Opinion & Blogs

Hypocrisy looms again in newest Supreme Court justice battle

A photo of the U.S. supreme court building in Washington, D.C.

For the second time in two years, the U.S. Supreme Court will play a role in a national election. And yet, it’s rather the role of an election in the Supreme Court that actually laid the groundwork for the battle currently taking place on Capitol Hill. 

In February 2016 when Associate Justice Antonin Scalia died, Republican Senate Majority Leader Mitch McConnell said President Obama should not appoint Scalia’s replacement. He argued that because it was an election year, voters should have a say in the matter and choose the next president, who would then select a new Supreme Court justice. 

“The next justice could fundamentally alter the direction of the Supreme Court and have a profound impact on our country, so of course the American people should have a say in the court’s direction,” McConnell said at the time. McConnell refused to vote on, or even hold hearings for, Obama’s nominee, Judge Merrick Garland. 

That stance is why many congressional Democrats are now crying foul. After Associate Justice Anthony Kennedy announced at the end of June that he would be retiring, many Democrats wanted McConnell to follow the same decree and wait until after the midterm elections this fall to consider President Donald Trump’s nominee, Brett Kavanaugh. 

Read: “Let the people select New York’s next attorney general”

Shortly after Kennedy’s announcement, McConnell declared that a Senate confirmation vote of Trump’s pick would take place long before the election. Senate Minority Leader Chuck Schumer called it “the absolute height of hypocrisy.” 

Everything about this “let the people decide” argument is exaggerated, upside down and wrong. And both political parties are stepping on themselves trying to get, or stay, ahead of the other. 

Although it was clearly invented because it was politically expedient, McConnell tried to explain his 2016 doctrine as “following a longstanding tradition of not filling vacancies on the Supreme Court in the middle of a presidential election year.” 

It is indeed rare for Supreme Court vacancies to open up during presidential election years. It has only happened four times in the last century, but in three of those instances, the justice was still confirmed by the Senate. It’s hard to argue something that happened only once over a 100-year period can be considered “a longstanding tradition.” 

There is also the fact that several Supreme Court justices in the past have been confirmed in presidential election years even though the seat opened up the year prior. Among them? Anthony Kennedy. He was confirmed in 1988 even though the seat became vacant in 1987. 

The 2016 McConnell doctrine is completely bogus, yet so is the accusation that he is now a hypocrite for not adhering to it in 2018. While both 2016 and 2018 are national election years, McConnell’s doctrine was created in the context that it was a presidential election year.

Even though a third of the Senate — which confirms Supreme Court nominees — is up for re-election this fall, McConnell’s argument two years ago was clearly about who occupies the White House. And McConnell has never asked for delays in past midterm election years when a court seat opened up. 

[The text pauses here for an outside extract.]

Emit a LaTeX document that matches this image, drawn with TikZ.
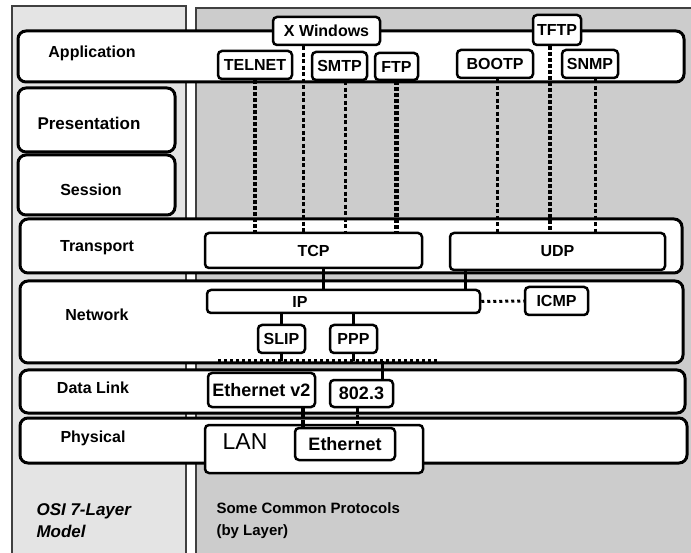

Democrats in effect undermine themselves by demanding McConnell follow the “precedent” that he set in 2016. Schumer said on the Senate floor that Republicans should be consistent with the rules they set. But in asking the same, it is the Democrats who end up not being consistent. By requesting to delay the confirmation vote, that essentially means Democrats are acknowledging the legitimacy of a precedent that for over a year they argued was not legitimate — a precedent that facts and history show is not legitimate. 

“Tell your senators to hold the line. Tell them to refuse to hold a hearing,” New York’s Sen. Kirsten Gillibrand tweeted last week. “Tell them not to confirm anyone until after the midterm elections.” 

That’s a different tone from March 2016 when Gillibrand tweeted that “the Senate has a constitutional duty to consider Judge Garland’s nomination, I’m hopeful he’ll get a hearing & full Senate vote. #DoYourJob.” 

Even in a moral and just world where lawmakers waited until after elections to vote on Supreme Court nominees, you know how much a difference it would make? Not one bit. 

Republicans, including moderates like Sen. John McCain, didn’t hide that they were prepared to block any Supreme Court justice Hillary Clinton would nominate if she had been elected president but the GOP retained control of the Senate. Wait, what happened to letting the people decide? 

And if Clinton won the presidency and Democrats won back the Senate? There’s no doubt Republicans would have rushed to confirm Judge Garland before Clinton and the Democrats had the opportunity to nominate someone more liberal after being sworn into office. 

And what if McConnell magically decided to wait until after this year’s midterm elections and Republicans end up retaining control of the Senate? Does that mean opposing Democratic senators would say “well, the people have spoken” and suddenly lend their support for Trump’s nominee? I think not.

It’s unfortunate that we will probably go through this charade every time a Supreme Court justice position opens up. But we must try to discontinue this useless argument over letting elections decide who goes to the high court. It does not come down to that and it never will. Like all other things political, it comes down to who is in power, and who isn’t.